The main contributions of this paper can be summarized as follows:
(1) A novel and efficient object navigation strategy based on high-level semantic information is proposed in this paper, which can make use of environmental semantic information to provide decision guidance for the robot, so as to give it the ability to recognize the environment and efficiently find the given target.
(2) To help the robot obtain semantic relationships, it is necessary to quantify the correlation between different objects. First, this paper uses the object detection framework Mask R-CNN [2] to calculate the Euclidean distance between common objects detected in the images and to gather extensive object–distance relationships for objects. Then, the word-to-vector framework, skip-gram, is used to learn these distance relationships and obtain the universal semantic similarity ranking; that is, the final semantic association model.
(3) Several functions, such as object detection, self-localization, obstacle avoidance, and map building, based on ROS and the classical ORB-SLAM2 [3] method, are integrated to the object navigation strategy. The robot will perceive the surrounding environment through the RGB-D camera and the control system of the robot will decide the next destination according to the current observation, the robot’s position, the environment map, and the semantic association model.
The rest of this paper is organized as follows. In Section 2, a brief survey of related literature is given. Section 3 introduces the research on the semantic relevance of common objects and provides an autonomous object navigation strategy of the mobile robot based on ROS. The experimental results are shown in Section 4. In Section 5, this paper makes a summary and presents future works.

2. Related Works

2.1. Robot Visual SLAM Systems

Based on the environment map built by the SLAM systems, the intelligent robot can use the global path planning algorithm to navigate itself to the target position. Visual SLAM refers to the complex process of the robot calculating its position and direction by only using the visual input of the camera. The robot needs to extract features of the surrounding environment and determine its position by matching features from different perspectives. The first pioneering work on visual SLAM is the research on spatial uncertainty estimation by Sims and others at the International Conference on Robotics and Automation in 1986 [4]. With the rapid development of related technology, a variety of visual SLAM technologies have emerged and achieved good results, such as the first real-time monocular visual SLAM system MonoSLAM [5], the earliest SLAM algorithm that takes tracking and mapping as two threads, respectively, of PATM (parallel tracking and mapping) [6], and the first real-time 3D reconstruction system based on depth camera KinectFusion [7]. In recent years, ORB-SLAM series [3,8,9], typical visual SLAM systems based on feature points, represent a peak of the development of visual SLAM technology, which can achieve good results in real-time, stability, and robustness.
Most of the current visual SLAM systems rely only on low-level geometric features and cannot provide the semantic information of objects in the surroundings, such as a desk, a computer, and so on. On this condition, the robot cannot understand the environment, which undoubtedly limits the ability of robots to complete complex tasks. Therefore, researchers began to try to integrate advanced semantic features into the environment map, and the concept of “semantic SLAM” came into being [10]. With the combination of image detection and deep learning technology, the semantic SLAM system can recognize objects in the environment and obtain their semantic information, such as functional attributes and scene properties, so that it can help robots to complete more intelligent service tasks. Most of the semantic SLAM-related research focuses on the accuracy and the richness of the built map; only a few studies have focused on using semantic information to help robots have a better understanding of the environment and finish more intelligent tasks.

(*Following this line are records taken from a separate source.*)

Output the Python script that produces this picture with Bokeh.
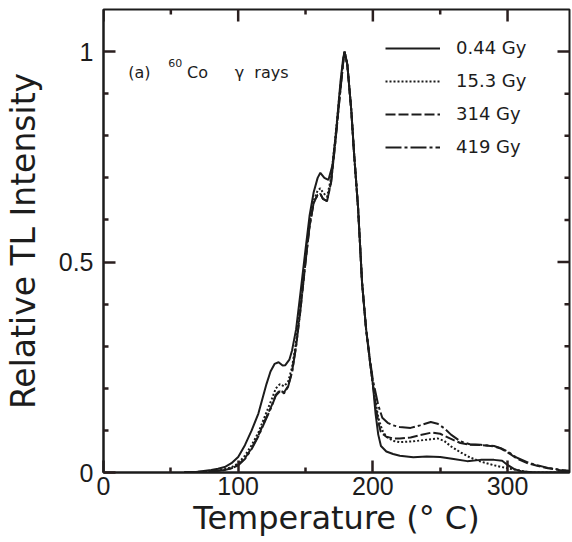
import numpy as np
from bokeh.plotting import figure
from bokeh.models import Range1d, FixedTicker, Legend, LegendItem, Label
from bokeh.embed import file_html
from bokeh.resources import INLINE

# ---------------- data ----------------
t_044 = [60, 70, 80, 85, 90, 95, 100, 105, 110, 115, 118, 121, 124, 127, 130, 133, 135,
         138, 140, 143, 146, 150, 153, 156, 159, 161, 164, 167, 170, 173, 176, 178, 179,
         181, 184, 186, 189, 192, 195, 198, 200, 202, 204, 206, 210, 215, 220, 230, 240,
         250, 260, 270, 280, 290, 296, 300, 305, 310, 320, 346]
i_044 = [0.0, 0.002, 0.006, 0.009, 0.013, 0.022, 0.037, 0.065, 0.10, 0.14, 0.175, 0.21,
         0.24, 0.258, 0.262, 0.254, 0.255, 0.268, 0.29, 0.34, 0.42, 0.53, 0.61, 0.665,
         0.70, 0.712, 0.70, 0.695, 0.73, 0.82, 0.93, 0.985, 1.0, 0.97, 0.86, 0.76, 0.63,
         0.45, 0.34, 0.26, 0.21, 0.14, 0.09, 0.063, 0.05, 0.044, 0.04, 0.036, 0.038, 0.037,
         0.032, 0.027, 0.03, 0.03, 0.028, 0.018, 0.008, 0.003, 0.0, 0.0]

t_153 = [60, 75, 85, 90, 95, 100, 105, 110, 115, 120, 125, 128, 131, 134, 137, 140, 143,
         146, 150, 153, 156, 159, 161, 163, 166, 169, 172, 175, 178, 179, 181, 184, 186,
         189, 192, 195, 198, 200, 202, 204, 207, 210, 215, 220, 230, 240, 248, 253, 258,
         265, 272, 280, 290, 300, 310, 315, 320, 346]
i_153 = [0.0, 0.002, 0.005, 0.008, 0.012, 0.022, 0.04, 0.065, 0.095, 0.135, 0.175, 0.2,
         0.21, 0.205, 0.215, 0.25, 0.31, 0.39, 0.51, 0.59, 0.645, 0.67, 0.675, 0.665,
         0.655, 0.70, 0.79, 0.89, 0.98, 1.0, 0.97, 0.86, 0.76, 0.63, 0.45, 0.34, 0.26,
         0.21, 0.17, 0.13, 0.10, 0.085, 0.075, 0.072, 0.074, 0.078, 0.081, 0.075, 0.062,
         0.048, 0.036, 0.026, 0.017, 0.01, 0.004, 0.001, 0.0, 0.0]

t_314 = [60, 75, 85, 90, 95, 100, 105, 110, 115, 120, 125, 128, 131, 134, 137, 140, 143,
         146, 150, 153, 156, 159, 161, 163, 166, 169, 172, 175, 178, 179, 181, 184, 186,
         189, 192, 195, 198, 200, 202, 204, 206, 210, 215, 220, 228, 235, 244, 250, 256,
         260, 265, 272, 280, 290, 295, 300, 307, 315, 322, 330, 340, 346]
i_314 = [0.0, 0.002, 0.004, 0.006, 0.01, 0.018, 0.034, 0.058, 0.088, 0.125, 0.16, 0.185,
         0.195, 0.19, 0.205, 0.24, 0.30, 0.38, 0.50, 0.585, 0.64, 0.66, 0.662, 0.65,
         0.645, 0.69, 0.78, 0.88, 0.975, 1.0, 0.97, 0.86, 0.76, 0.63, 0.45, 0.34, 0.26,
         0.21, 0.16, 0.12, 0.095, 0.085, 0.081, 0.081, 0.083, 0.089, 0.095, 0.092, 0.083,
         0.077, 0.07, 0.066, 0.065, 0.062, 0.057, 0.048, 0.033, 0.022, 0.016, 0.01, 0.005,
         0.003]

t_419 = [60, 75, 85, 90, 95, 100, 105, 110, 115, 120, 125, 128, 131, 134, 137, 140, 143,
         146, 150, 153, 156, 159, 161, 163, 166, 169, 172, 175, 178, 179, 181, 184, 186,
         189, 192, 195, 198, 200, 202, 204, 207, 211, 215, 220, 228, 235, 243, 248, 253,
         258, 265, 272, 280, 290, 295, 300, 307, 315, 322, 330, 340, 346]
i_419 = [0.0, 0.002, 0.004, 0.006, 0.01, 0.017, 0.032, 0.056, 0.086, 0.122, 0.158, 0.183,
         0.193, 0.188, 0.203, 0.238, 0.30, 0.38, 0.50, 0.585, 0.64, 0.66, 0.662, 0.65,
         0.645, 0.69, 0.78, 0.88, 0.975, 1.0, 0.97, 0.86, 0.76, 0.63, 0.45, 0.34, 0.265,
         0.22, 0.19, 0.16, 0.13, 0.118, 0.112, 0.108, 0.106, 0.112, 0.12, 0.116, 0.105,
         0.09, 0.074, 0.067, 0.066, 0.063, 0.058, 0.05, 0.035, 0.024, 0.017, 0.011, 0.006,
         0.004]

series_labels = ["0.44 Gy", "15.3 Gy", "314 Gy", "419 Gy"]
x_ticks = [0, 100, 200, 300]
x_minor = [50, 150, 250]
y_ticks = [0, 0.5, 1]
y_tick_labels = ["0", "0.5", "1"]
y_minor = [0.1, 0.2, 0.3, 0.4, 0.6, 0.7, 0.8, 0.9]
x_title = "Temperature (° C)"
y_title = "Relative TL Intensity"
X_MAX, Y_MAX = 346, 1.1

# ---------------- figure ----------------
INK = "#1c1c1c"
TICK = "#2a1f1f"
W, H = 572, 542
BL, BR, BT, BB = 100, 3, 9, 70
MAJ, MIN = 12, 5
p = figure(width=W, height=H, output_backend="svg", toolbar_location=None,
           x_range=Range1d(0, X_MAX), y_range=Range1d(0, Y_MAX),
           min_border_left=BL, min_border_right=BR, min_border_top=BT, min_border_bottom=BB)
p.xgrid.visible = False
p.ygrid.visible = False
p.outline_line_color = INK
p.outline_line_width = 2

for ax, ticks, minor in ((p.xaxis[0], x_ticks, x_minor), (p.yaxis[0], y_ticks, y_minor)):
    ax.ticker = FixedTicker(ticks=ticks, minor_ticks=minor)
    ax.axis_line_color = INK
    ax.axis_line_width = 2
    ax.major_tick_in = MAJ
    ax.major_tick_out = 0
    ax.minor_tick_in = MIN
    ax.minor_tick_out = 0
    ax.major_tick_line_color = TICK
    ax.major_tick_line_width = 2.5
    ax.minor_tick_line_color = TICK
    ax.minor_tick_line_width = 2.5
    ax.major_label_text_font = "Liberation Sans"
    ax.major_label_text_font_size = "25px"
    ax.major_label_text_color = INK
    ax.axis_label_text_font = "DejaVu Sans"
    ax.axis_label_text_font_style = "normal"
    ax.axis_label_text_color = INK
p.yaxis[0].major_label_overrides = {v: s for v, s in zip(y_ticks, y_tick_labels)}
p.xaxis[0].major_label_overrides = {v: str(v) for v in x_ticks}
p.xaxis[0].axis_label = x_title
p.yaxis[0].axis_label = y_title
p.xaxis[0].axis_label_text_font_size = "32px"
p.yaxis[0].axis_label_text_font_size = "33px"
p.xaxis[0].major_label_standoff = 4
p.yaxis[0].major_label_standoff = 10
p.xaxis[0].axis_label_standoff = 1
p.yaxis[0].axis_label_standoff = 13

# inward tick marks on the top and right edges, drawn as small filled bars
# (lengths in px converted to data units; centred on the frame edge, the outer half is clipped)
dx = X_MAX / (W - BL - BR)
dy = Y_MAX / (H - BT - BB)
for xs, L in ((x_ticks, MAJ), (x_minor, MIN)):
    xs = np.array(xs, float)
    p.rect(x=xs, y=Y_MAX, width=2.5, height=2 * L, width_units="screen", height_units="screen",
           fill_color=TICK, line_color=None)
for ys, L in ((y_ticks, MAJ), (y_minor, MIN)):
    ys = np.array(ys, float)
    p.rect(x=X_MAX, y=ys, width=2 * L, height=2.5, width_units="screen", height_units="screen",
           fill_color=TICK, line_color=None)

r1 = p.line(t_044, i_044, line_color=INK, line_width=2)
r2 = p.line(t_153, i_153, line_color=INK, line_width=2, line_dash="2 2")
r3 = p.line(t_314, i_314, line_color=INK, line_width=2, line_dash="10 3")
r4 = p.line(t_419, i_419, line_color=INK, line_width=2, line_dash="16 3 3 3")

legend = Legend(items=[LegendItem(label=lab, renderers=[r]) for lab, r in
                       zip(series_labels, [r1, r2, r3, r4])],
                location=(282, 315), padding=0, margin=0, spacing=12,
                glyph_width=55, glyph_height=20, label_height=20, label_standoff=16,
                label_text_font="DejaVu Sans", label_text_font_size="18px",
                label_text_color=INK, border_line_alpha=0, background_fill_alpha=0)
p.add_layout(legend)

ann_font = "DejaVu Sans"
for txt, x, y, size in [("(a)", 18.4, 0.95, "16px"), ("60", 48, 0.972, "11px"),
                        ("Co", 62, 0.95, "16px"), ("γ", 97.4, 0.95, "16px"),
                        ("rays", 112, 0.95, "16px")]:
    p.add_layout(Label(x=x, y=y, text=txt, text_font=ann_font, text_font_size=size,
                       text_color=INK, text_baseline="alphabetic"))

open("out.html", "w").write(file_html(p, INLINE))
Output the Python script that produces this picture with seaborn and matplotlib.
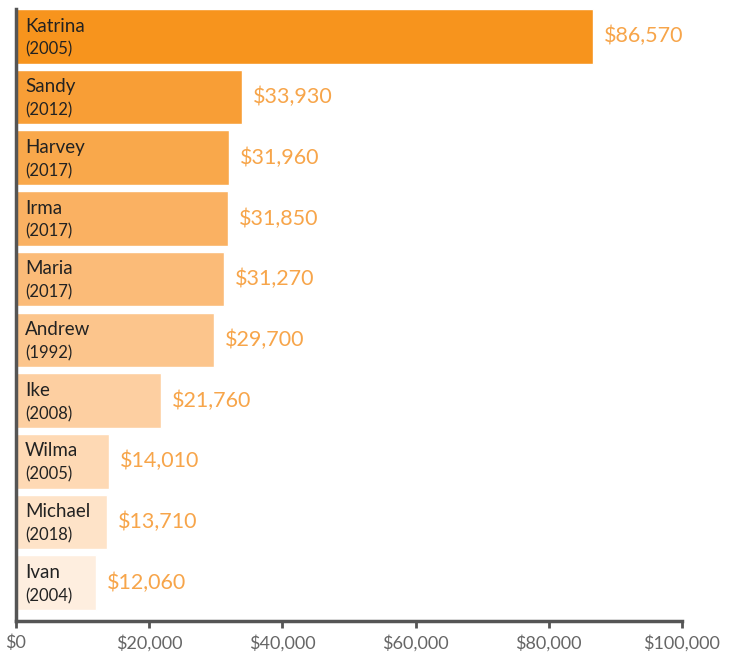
import matplotlib
matplotlib.use("Agg")
import matplotlib.pyplot as plt
import seaborn as sns
import pandas as pd
from matplotlib.ticker import FuncFormatter

names = ["Katrina", "Sandy", "Harvey", "Irma", "Maria", "Andrew", "Ike", "Wilma", "Michael", "Ivan"]
years = ["2005", "2012", "2017", "2017", "2017", "1992", "2008", "2005", "2018", "2004"]
costs = [86570, 33930, 31960, 31850, 31270, 29700, 21760, 14010, 13710, 12060]
ticks = [0, 20000, 40000, 60000, 80000, 100000]

colors = ["#F7941D", "#F89E36", "#F9A84B", "#FAB162", "#FBBB78", "#FCC58C",
          "#FDCFA1", "#FED9B4", "#FEE3C8", "#FEEEDF"]

sns.set_theme(style="white")
plt.rcParams["font.family"] = ["Lato", "DejaVu Sans"]

df = pd.DataFrame({"name": names, "year": years, "cost": costs})

fig = plt.figure(figsize=(7.34, 6.53), dpi=100)
ax = fig.add_axes([16 / 734, 1 - 621 / 653, (682 - 16) / 734, 612 / 653])

sns.barplot(data=df, x="cost", y="name", hue="name", palette=colors, legend=False,
            orient="h", width=0.9, ax=ax, saturation=1)

for i, (n, yr, c) in enumerate(zip(names, years, costs)):
    ax.text(1350, i - 0.17, n, ha="left", va="center", fontsize=13.5, color="#222222")
    ax.text(1350, i + 0.22, f"({yr})", ha="left", va="center", fontsize=12, color="#222222")
    ax.text(c + 1650, i, f"${c:,}", ha="left", va="center", fontsize=15.5, color="#F7A54A")

ax.set_xlim(0, 100000)
ax.set_ylim(9.63, -0.45)
ax.set_xticks(ticks)
ax.xaxis.set_major_formatter(FuncFormatter(lambda v, p: f"${int(v):,}"))
ax.set_yticks([])
ax.set_xlabel("")
ax.set_ylabel("")
for s in ["top", "right"]:
    ax.spines[s].set_visible(False)
for s in ["left", "bottom"]:
    ax.spines[s].set_color("#555555")
    ax.spines[s].set_linewidth(2.5)
ax.tick_params(axis="x", bottom=True, length=5, width=2, color="#555555",
               labelsize=13, labelcolor="#666666", pad=5)

fig.savefig("out.png", dpi=100)
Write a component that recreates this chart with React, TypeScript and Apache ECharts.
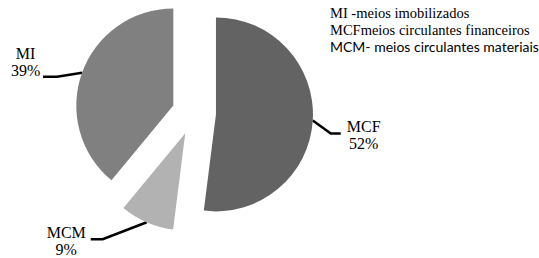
import React, { useEffect, useRef } from "react";
import * as echarts from "echarts";

const categories = ["MCF", "MCM", "MI"];
const shares = [52, 9, 39];
const sliceColors = ["#636363", "#b2b2b2", "#808080"];
const legendLines = [
  "MI -meios imobilizados",
  "MCFmeios circulantes financeiros",
  "MCM- meios circulantes materiais",
];
const serif = "'Liberation Serif', 'Times New Roman', serif";
const legendFonts = [serif, serif, "Lato, sans-serif"];
const legendSizes = [14.5, 14.5, 14];

// leader line layout (relative to the anchor ECharts computes on each slice)
const bendOffset = [
  [18, 13],
  [-44, 17],
  [-25, 4],
];
const tailLength = [10, -12, -14];
const labelGap = [4, -5.5, 1.5];
const labelMidShift = [1.5, 1.5, -14.5];

export default function App() {
  const ref = useRef<HTMLDivElement>(null);
  useEffect(() => {
    const chart = echarts.init(ref.current!, null, { renderer: "svg" });
    chart.setOption({
      animation: false,
      backgroundColor: "#ffffff",
      series: [
        {
          type: "pie",
          center: [194, 113],
          radius: 97,
          startAngle: 90,
          clockwise: true,
          selectedMode: "multiple",
          selectedOffset: 22,
          avoidLabelOverlap: false,
          emphasis: { disabled: true },
          itemStyle: { borderWidth: 0 },
          label: {
            show: true,
            position: "outside",
            formatter: "{t|{b}}\n{t|{d}%}",
            color: "#000",
            fontFamily: serif,
            distanceToLabelLine: 0,
            rich: {
              t: {
                width: 38,
                align: "center",
                fontFamily: serif,
                fontSize: 16,
                lineHeight: 17,
                color: "#000",
              },
            },
          },
          labelLine: {
            show: true,
            length: 10,
            length2: 10,
            lineStyle: { color: "#000", width: 2.5 },
          },
          labelLayout: (p: any) => {
            const i = p.dataIndex;
            const pts = p.labelLinePoints;
            const a = pts[0];
            const defEnd = pts[2];
            const bend = [a[0] + bendOffset[i][0], a[1] + bendOffset[i][1]];
            const end = [bend[0] + tailLength[i], bend[1]];
            return {
              labelLinePoints: [a, bend, end],
              dx: end[0] + labelGap[i] - defEnd[0],
              dy: end[1] + labelMidShift[i] - defEnd[1],
            };
          },
          data: categories.map((name, i) => ({
            name,
            value: shares[i],
            selected: true,
            itemStyle: { color: sliceColors[i] },
          })),
        },
      ],
      graphic: legendLines.map((t, i) => ({
        type: "text",
        left: 330,
        top: 5 + i * 17,
        style: {
          text: t,
          fontFamily: legendFonts[i],
          fontSize: legendSizes[i],
          fill: "#000",
        },
      })),
    });
    return () => chart.dispose();
  }, []);
  return (
    <div
      ref={ref}
      style={{ position: "fixed", left: 0, top: 0, width: 539, height: 258 }}
    />
  );
}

2.2. Robot Navigation Strategy

In the long-term running state, the environment is in a state of dynamic change, so the map-based navigation method may fail. At the same time, due to the position change of the target object, a traditional global planning algorithm is also no longer applicable. Therefore, the consideration of how to make the robot understand the surrounding environment and realize efficient dynamic autonomous path planning has become a hot research field.
With the continuous development of deep reinforcement learning, many scholars have designed network models for navigation tasks in recent years. Zhu et al. [11] use pictures as targets to enable robots to obtain scene information through observation and navigate to the location of the target object autonomously, which is a pioneering work in the field of object driven navigation. Narasimhan et al. [12] let the robot learn to predict the room layout in unobserved areas and try to use architectural rules to complete room navigation tasks. Wu et al. [13] construct the room probability relationship diagram through the prior information obtained during training, take the specific room type as the navigation target, and carry out path planning according to the learned relationship model between rooms. Mousavian et al. [14] use semantic segmentation and target detection algorithms as the input of observation, and use the deep neural network to learn end-to-end navigation methods. The above neural network models have made some achievements in the field of object driven navigation, but end-to-end learning methods need to use a large number of labeled images and videos for training, and are ineffective in environment exploration and long-term path planning. On the whole, the research on robot autonomous navigation strategy is still in an exploratory stage, and the performance of introducing semantic information into the robot object navigation needs to be further improved.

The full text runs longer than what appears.